Daoist immortals in a landscape
This painting invites the viewer to follow a mountain path across a stone arch and into a magical realm where herb gatherers dressed in garments of leaves and grass mingle with robed gentlemen engaged in scholarly pleasures: viewing paintings, playing weiqi (go, in Japanese), strumming a zither, composing poetry, engaging in "pure conversation," and contemplating the scenery. The scroll ends with an imposing terrace for viewing the sky and a cave-an entrance to a Daoist grotto-heaven. Based on the two-character signature at the left edge of the scroll, the painting has been identified as the work of Shen Xiyuan, a late fourteenth-century practitioner of the Southern Song academic tradition of Ma Yuan (active ca. 1190–1225).

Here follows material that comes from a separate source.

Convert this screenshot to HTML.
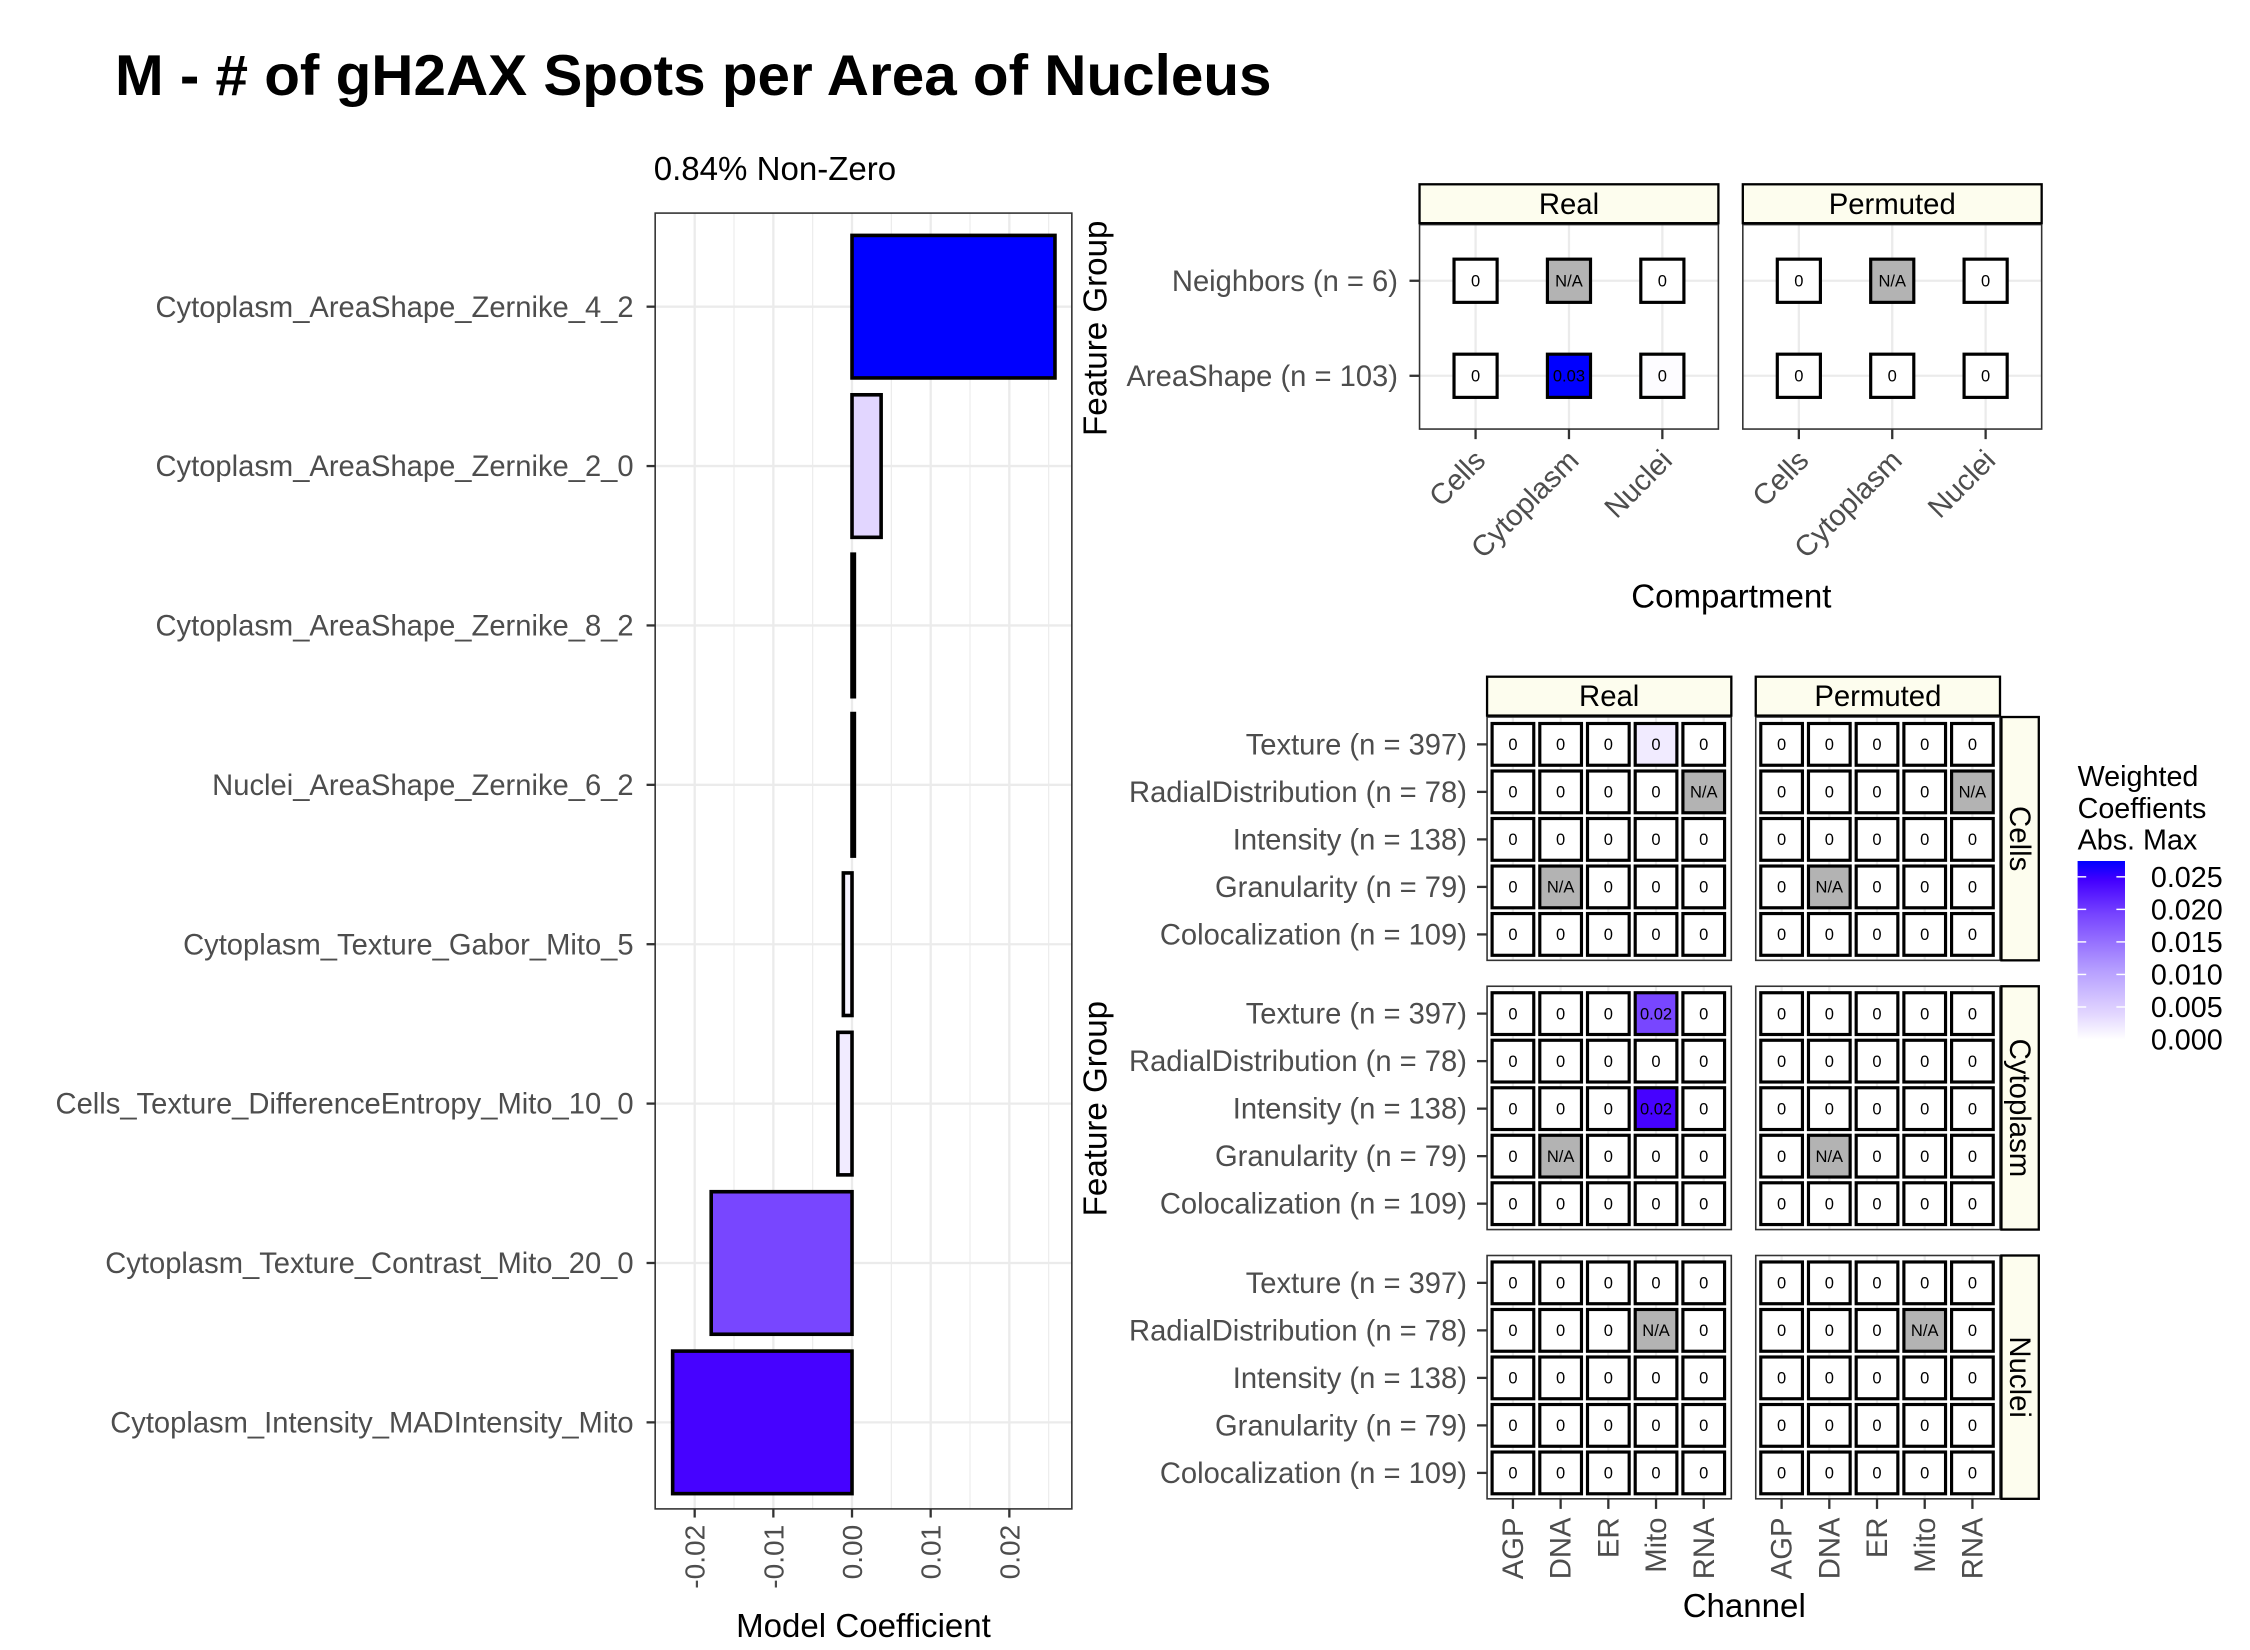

But many of the figural and landscape details reflect the styles of such mid-sixteenth-century artists as Zhou Chen and Qiu Ying, suggesting that a more appropriate date for the scroll would be the later sixteenth or early seventeenth century.
Artwork Details
- 明 佚名 逰仙圖 卷
- Title: Daoist immortals in a landscape
- Artist: Unidentified artist Chinese, active 16th century
- Period: Ming dynasty (1368–1644)
- Date: 16th century
- Culture: China
- Medium: Handscroll; ink and color on silk
- Dimensions: Image: 11 x 150 1/4 in. (27.9 x 381.6 cm)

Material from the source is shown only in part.